Former Louisiana Gov. Buddy Roemer, a onetime Republican candidate for president now seeking the nomination of both the Reform Party and Americans Elect, said he could be a problem in November for Barack Obama and the eventual GOP nominee.

"I'll tell you what my opponents don't want to have happen," Roemer tells NPR's Melissa Block. "They don't want this cotton-farming Harvard graduate to stand on the stage with them and ask them where they got their money and who do they owe their office to."

Americans Elect is a new online platform aiming to put a candidate on the ballot in all 50 states. Roemer said Tuesday that if he is on those ballots and garners enough national support to be included in the presidential debates, he could make a difference in November.

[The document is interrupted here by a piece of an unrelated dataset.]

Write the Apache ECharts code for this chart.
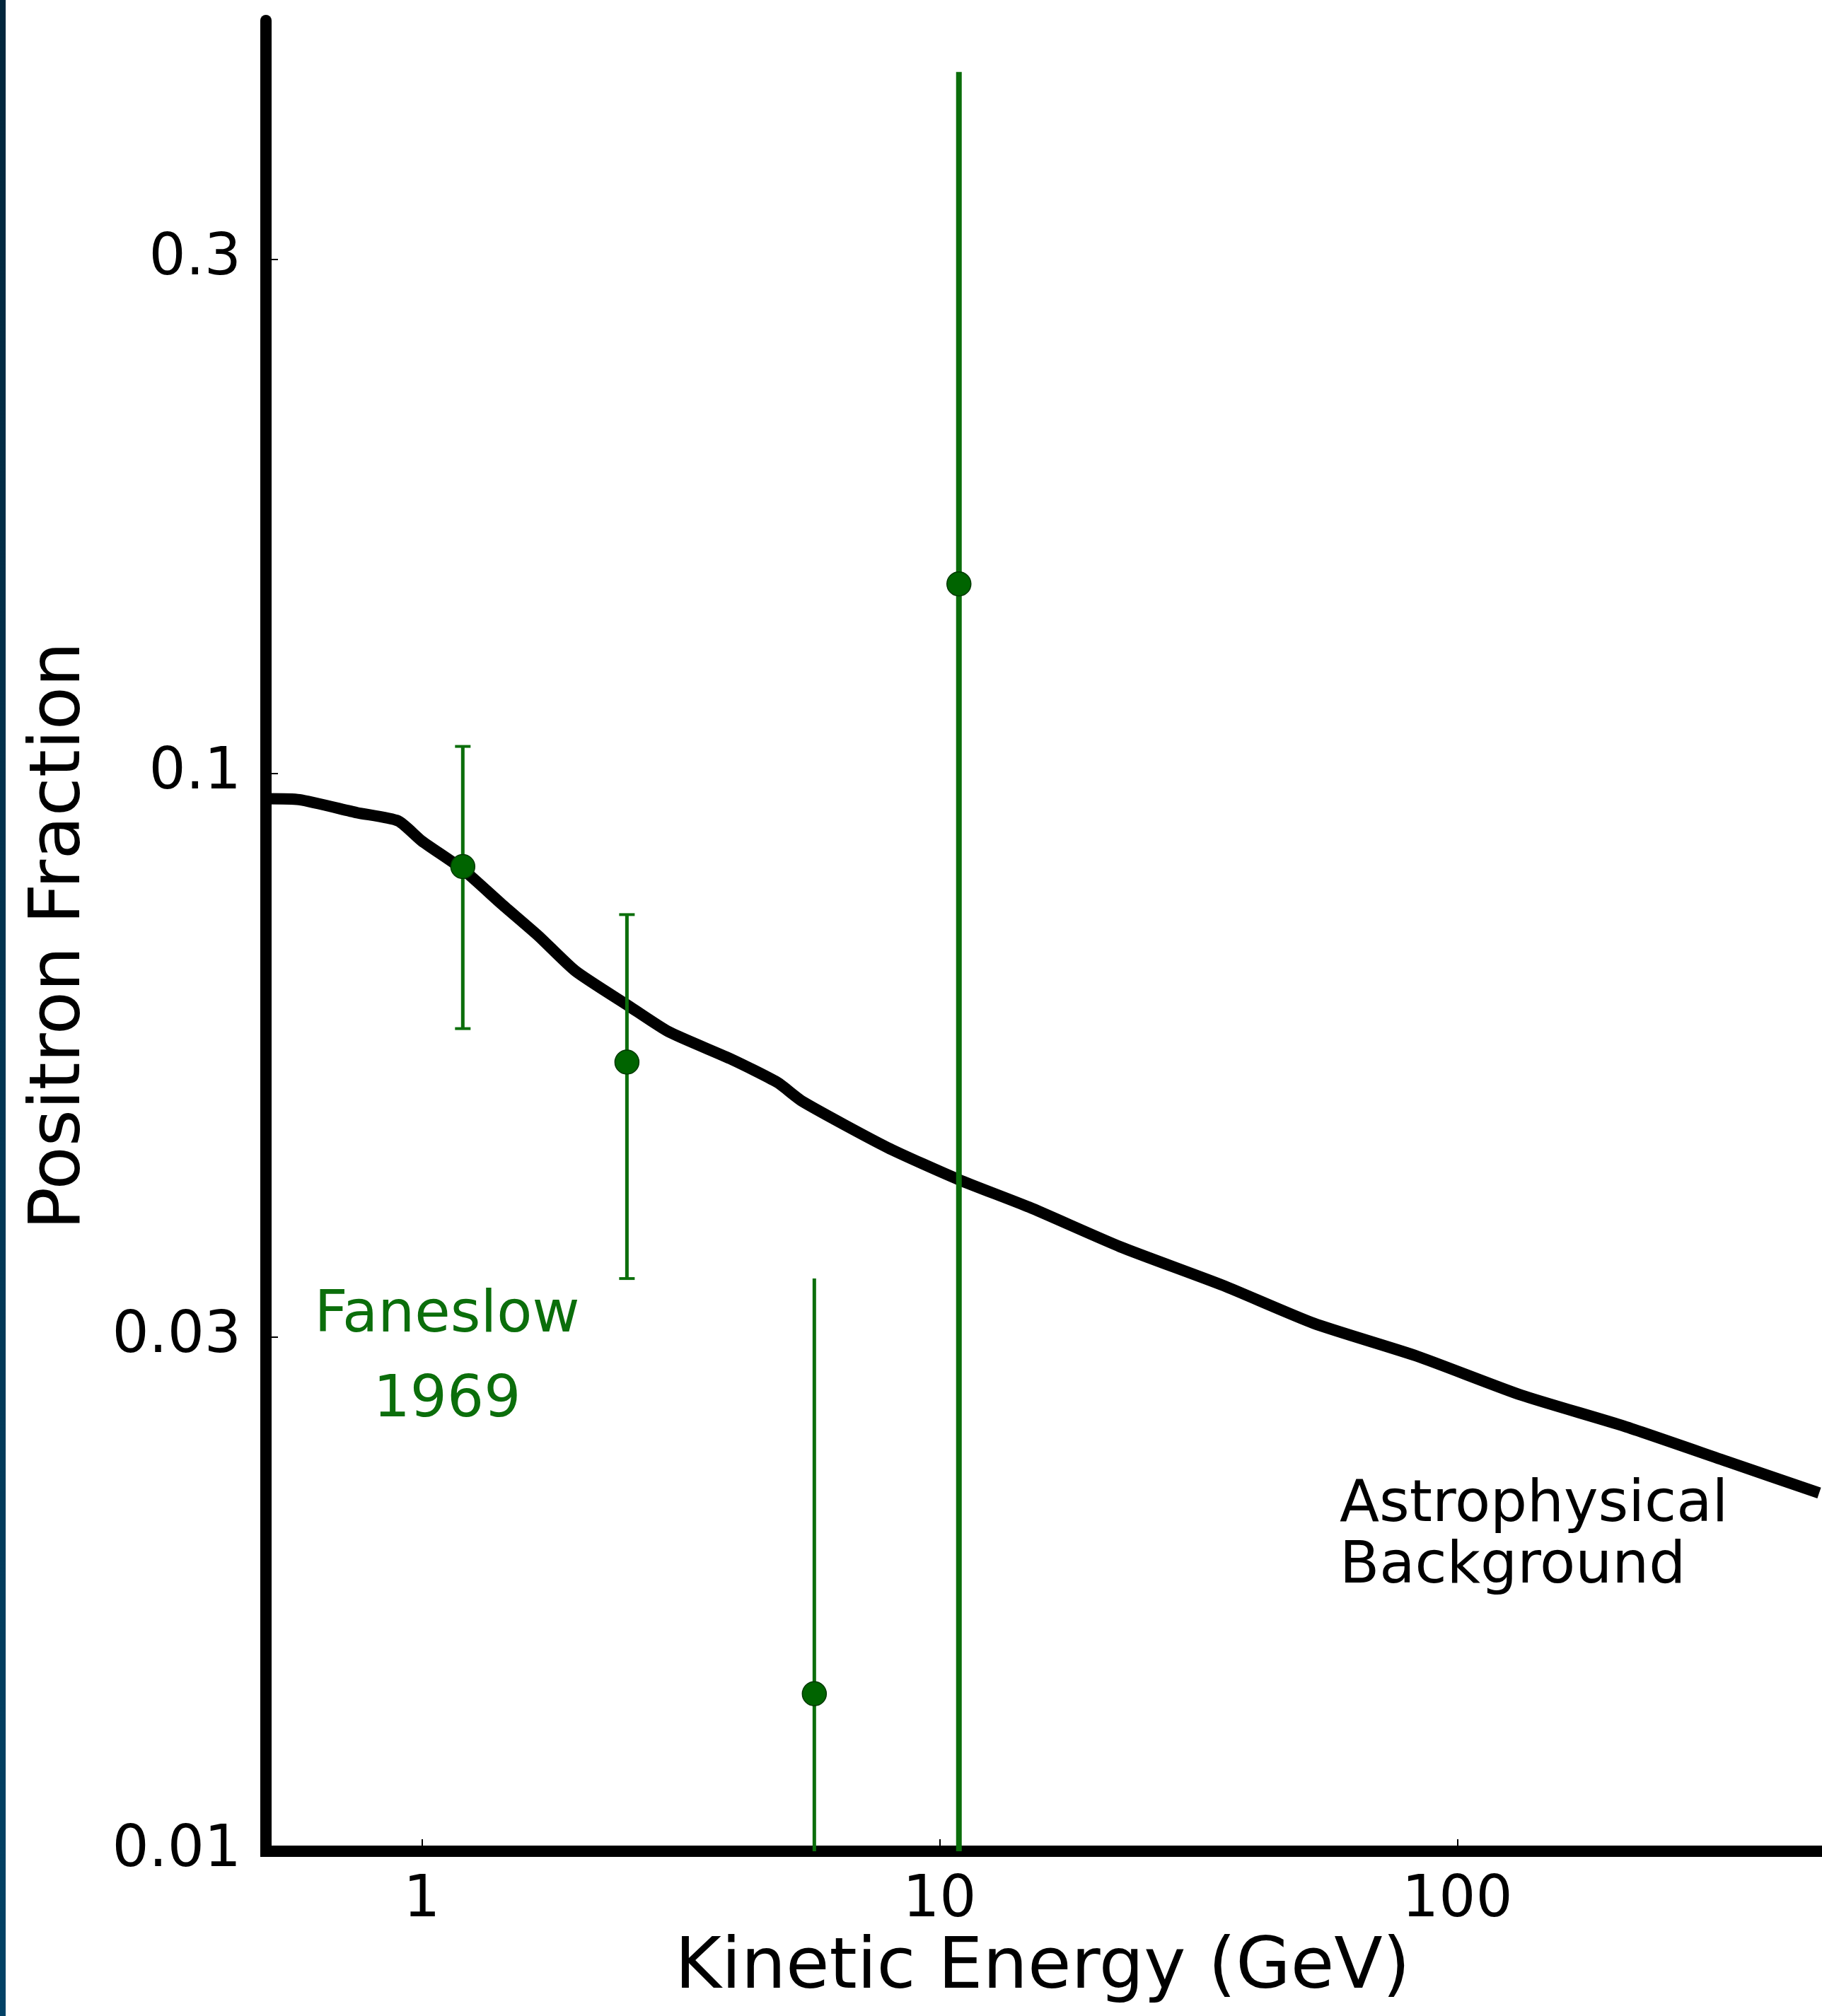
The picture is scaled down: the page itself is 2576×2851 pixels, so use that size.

Roemer's little-noticed Republican bid for the presidency ended last month, when he left the race to seek the Reform Party and Americans Elect nominations.

During his Republican bid, he declared he would not take political action committee or superPAC money and would take no personal campaign contribution greater than $100. And changing campaign finance laws remains his top issue.

"Here's what I'm for: tax reform, budget reform, health care reform, bank reform, immigration reform, trade reform, energy reform," Roemer tells NPR. "But none of them will happen until you do campaign reform."

On Tuesday, Roemer attended a Reuters forum on money and politics with Sen. John McCain, R-Ariz., the 2008 Republican presidential nominee, who predicted that the Supreme Court rulings that allowed today's superPACs will inevitably lead to "huge scandals," Reuters reports.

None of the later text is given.